After 25 minuets of baking it’s time to actually make your dough into cookies! Take your logs out of the oven and lower the temperature to 325. Let the logs cool slightly on a cutting board for about 5-10 minuets. Take a sharp chef’s knife and cut your log into strips, creating your cookies. This recipe makes a small batch (NOTE: double this recipe if you are feeding a crowd!) so I like to cut mine on the thinner side. There is no right or wrong way to cut them.
Place your cookies back on the baking sheet and bake for 5 minuets on each side, for a total of 10 minuets. Let them cool slightly (so they are not burning hot but still warm). Prepare your glaze by mixing all of the ingredients in a small bowl. It should be thick but still look and pour like a liquid. Glaze each cookie on wax paper and let dry.
Transfer to a tray and serve with cannoli cream (see below).
3/4 of a large container of ricotta cheese- do not use part skim! (approx. 32 ounces)
2 small containers of mascarpone cheese (approx. 16 ounces) *NOTE: You can find this Italian cream cheese in most supermarkets. If all else fails try an Italian specialty shop- they are sure to have it.

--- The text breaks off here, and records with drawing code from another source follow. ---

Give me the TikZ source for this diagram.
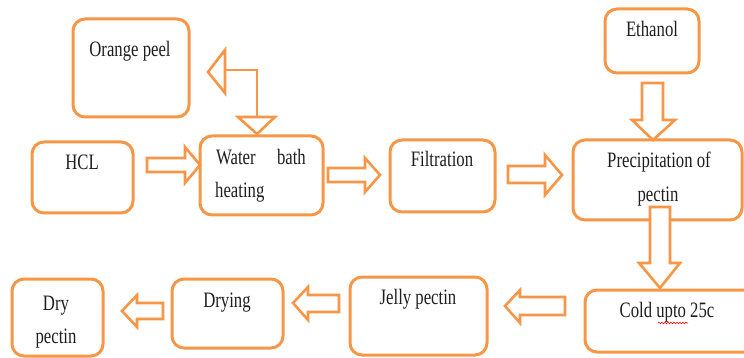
\documentclass[tikz,border=0pt]{standalone}
\usepackage{fontspec}
\setmainfont{Liberation Serif}[FakeStretch=0.76]
\usetikzlibrary{decorations.pathmorphing}
\definecolor{org}{RGB}{247,150,70}
\definecolor{ink}{RGB}{30,30,30}
\tikzset{
  box/.style={draw=org, line width=3pt, rounded corners=12pt},
  blk/.style={draw=org, line width=2.6pt, fill=white, line join=miter},
  txt/.style={anchor=base, inner sep=0pt, text=ink, font=\fontsize{22}{26}\selectfont},
}
\begin{document}
\begin{tikzpicture}[x=1pt,y=-1pt]
\useasboundingbox (0,0) rectangle (744,358);
\begin{scope}
\clip (0,0) rectangle (744,358);
% boxes
\draw[box] (73,19) rectangle (189,117);
\node[inner sep=0pt] (orange) at (131,68) {};
\draw[box] (32,142) rectangle (133,213);
\node[inner sep=0pt] (hcl) at (82,177) {};
\draw[box] (200,136) rectangle (323,215);
\node[inner sep=0pt] (water) at (261,175) {};
\draw[box] (390,140) rectangle (495,212);
\node[inner sep=0pt] (filt) at (442,176) {};
\draw[box] (573,140) rectangle (742,220);
\node[inner sep=0pt] (precip) at (657,180) {};
\draw[box] (605,9) rectangle (699,73);
\node[inner sep=0pt] (eth) at (652,41) {};
\draw[box] (585,290) rectangle (765,352);
\node[inner sep=0pt] (cold) at (667,321) {};
\draw[box] (350,277) rectangle (487,355);
\node[inner sep=0pt] (jelly) at (418,316) {};
\draw[box] (172,279) rectangle (283,348);
\node[inner sep=0pt] (drying) at (227,313) {};
\draw[box] (12,279) rectangle (103,356);
\node[inner sep=0pt] (dry) at (57,317) {};
\end{scope}
% texts
\node[txt] (t1) at (130,57) {Orange peel};
\node[txt] (t2) at (82,170) {HCL};
\node[txt, anchor=base west] (t3a) at (216,165) {Water};
\node[txt, anchor=base east] (t3b) at (306,165) {bath};
\node[txt, anchor=base west] (t3c) at (215,198) {heating};
\node[txt] (t4) at (442,167) {Filtration};
\node[txt] (t5a) at (659,168) {Precipitation of};
\node[txt] (t5b) at (658,201) {pectin};
\node[txt] (t6) at (652,37) {Ethanol};
\node[txt] (t7) at (667,317) {Cold upto 25c};
\node[txt] (t8) at (418,304) {Jelly pectin};
\node[txt] (t9) at (227,307) {Drying};
\node[txt] (t10a) at (56,310) {Dry};
\node[txt] (t10b) at (56,343) {pectin};
\draw[red, line width=0.6pt, decorate, decoration={snake, amplitude=0.8pt, segment length=3pt}] (658,323) -- (688,323);
% block arrows
\draw[blk] (200,165) -- (185,147) -- (185,158) -- (147,158) -- (147,172) -- (185,172) -- (185,183) -- cycle;
\draw[blk] (380,175) -- (365,158) -- (365,168) -- (328,168) -- (328,182) -- (365,182) -- (365,192) -- cycle;
\draw[blk] (562,175) -- (545,155) -- (545,166) -- (508,166) -- (508,183) -- (545,183) -- (545,195) -- cycle;
\draw[blk] (505,306) -- (520,290) -- (520,297) -- (565,297) -- (565,315) -- (520,315) -- (520,323) -- cycle;
\draw[blk] (293,303) -- (308,287) -- (308,295) -- (339,295) -- (339,312) -- (308,312) -- (308,320) -- cycle;
\draw[blk] (122,311) -- (137,295) -- (137,303) -- (163,303) -- (163,319) -- (137,319) -- (137,327) -- cycle;
\draw[blk] (653,140) -- (632,120) -- (642,120) -- (642,83) -- (663,83) -- (663,120) -- (675,120) -- cycle;
\draw[blk] (660,288) -- (639,263) -- (650,263) -- (650,207) -- (670,207) -- (670,263) -- (680,263) -- cycle;
% bent arrow to orange peel
\draw[blk] (208,72) -- (225,50) -- (225,93) -- cycle;
\draw[blk, fill=none] (225,70) -- (257,70) -- (257,117);
\draw[blk] (257,134) -- (238,117) -- (275,117) -- cycle;
\end{tikzpicture}
\end{document}
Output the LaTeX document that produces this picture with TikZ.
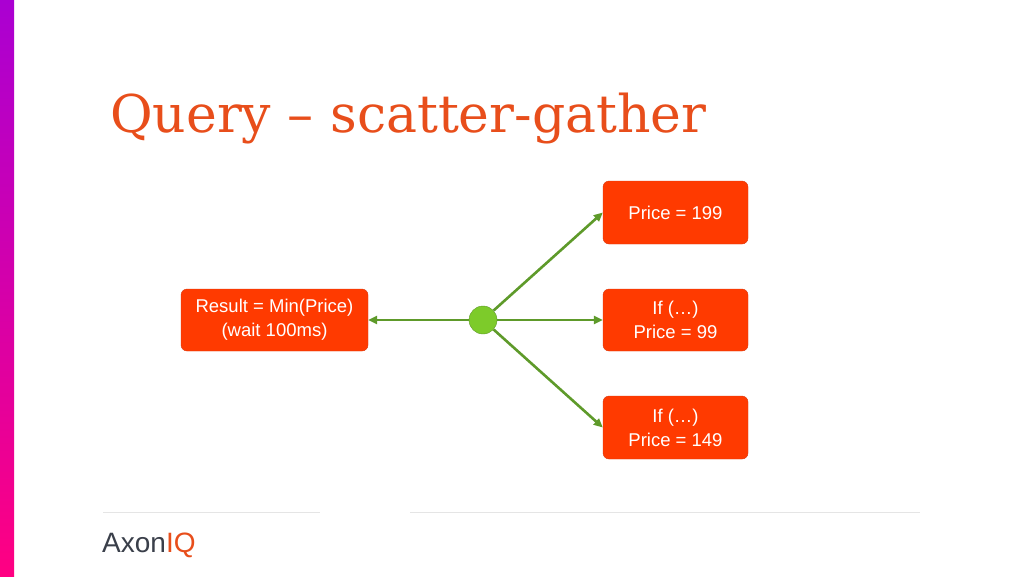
\documentclass[tikz,border=0pt]{standalone}
\usepackage{fontspec}
\setmainfont{Liberation Sans}
\newfontfamily\titlefont{DejaVu Serif}
\usetikzlibrary{arrows.meta}
\definecolor{boxred}{HTML}{FF3A00}
\definecolor{boxedge}{HTML}{D93A10}
\definecolor{titleorange}{HTML}{E84E1B}
\definecolor{arrowgreen}{HTML}{5E9A2A}
\definecolor{dotgreen}{HTML}{7DCB2A}
\definecolor{logogray}{HTML}{3A3F4A}
\begin{document}
\begin{tikzpicture}[x=1pt,y=-1pt,
  box/.style={draw=boxedge,fill=boxred,rounded corners=6pt,text=white,align=center,font=\fontsize{18.5}{24}\selectfont,inner sep=0pt},
  conn/.style={draw=arrowgreen,line width=2.6pt,-{Triangle[length=9pt,width=8pt]}}]
\useasboundingbox (0,0) rectangle (1024,576);
\fill[white] (0,0) rectangle (1024,576);
\shade[top color={rgb,255:red,170;green,0;blue,210},bottom color={rgb,255:red,255;green,0;blue,130}] (0,0) rectangle (14,576);
\node[anchor=base west,text=titleorange,font=\titlefont\fontsize{52}{60}\selectfont,inner sep=0pt] (title) at (110,132) {Query – scatter-gather};
\node[box,minimum width=145pt,minimum height=63pt] (p1) at (675.5,212.5) {Price = 199};
\node[box,minimum width=145pt,minimum height=62pt] (p2) at (675.5,320) {If (…)\\Price = 99};
\node[box,minimum width=145pt,minimum height=63pt] (p3) at (675.5,427.5) {If (…)\\Price = 149};
\node[box,minimum width=187pt,minimum height=62pt] (res) at (274.5,320) {Result = Min(Price)\\(wait 100ms)};
\node[circle,draw=arrowgreen,fill=dotgreen,minimum size=28pt,inner sep=0pt] (hub) at (483,320) {};
\draw[conn] (hub) -- (p1.west);
\draw[conn] (hub) -- (p2.west);
\draw[conn] (hub) -- (p3.west);
\draw[conn] (hub) -- (res.east);
\coordinate (l1a) at (103,512); \coordinate (l1b) at (320,512);
\coordinate (l2a) at (410,512); \coordinate (l2b) at (920,512);
\draw[black!10,line width=0.8pt] (l1a) -- (l1b);
\draw[black!10,line width=0.8pt] (l2a) -- (l2b);
\node[anchor=west,inner sep=0pt,font=\fontsize{28}{32}\selectfont] (logo) at (102,545) {\textcolor{logogray}{Axon}\textcolor{titleorange}{IQ}};
\end{tikzpicture}
\end{document}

1/2 box of powdered sugar (approx. 2 cups)
1 bag of semi sweet chocolate chips
2 Tablespoons vanilla
1 cup water
2 Tablespoons cornstarch
1/2 cup white sugar
The best part about this recipe is that most of the measurements are either the whole or almost the whole container, so you can just throw it into your stand mixer without measuring anything out! Start off by mixing your ricotta and mascarpone cheese together. Add vanilla, then add the powdered sugar. Your mixture will be sweet, but not sweet enough yet!
We will need to thicken and sweeten the cheese. In a bowl mix together your water, cornstarch and white sugar. Add to the cheese mixture. Everything should begin to thicken. Here is where you will need to exercise a little cooking creative freedom… If you feel like your cream is still too loose (it should be stiff enough to scoop up but creamy enough to spread as you would a frosting) add another tablespoon of cornstarch mixed with three tablespoons of water. If you feel like it is not sweet enough do the same with your white sugar and water (in the same proportions). Do this until your mixture looks creamy enough and is sweet to your liking.
Let the mixture chill for at least a half hour before serving. I like to let it sit overnight, but if you are making it the same day as your event a half hour will do.
Sit back and enjoy as the endless compliments come in!!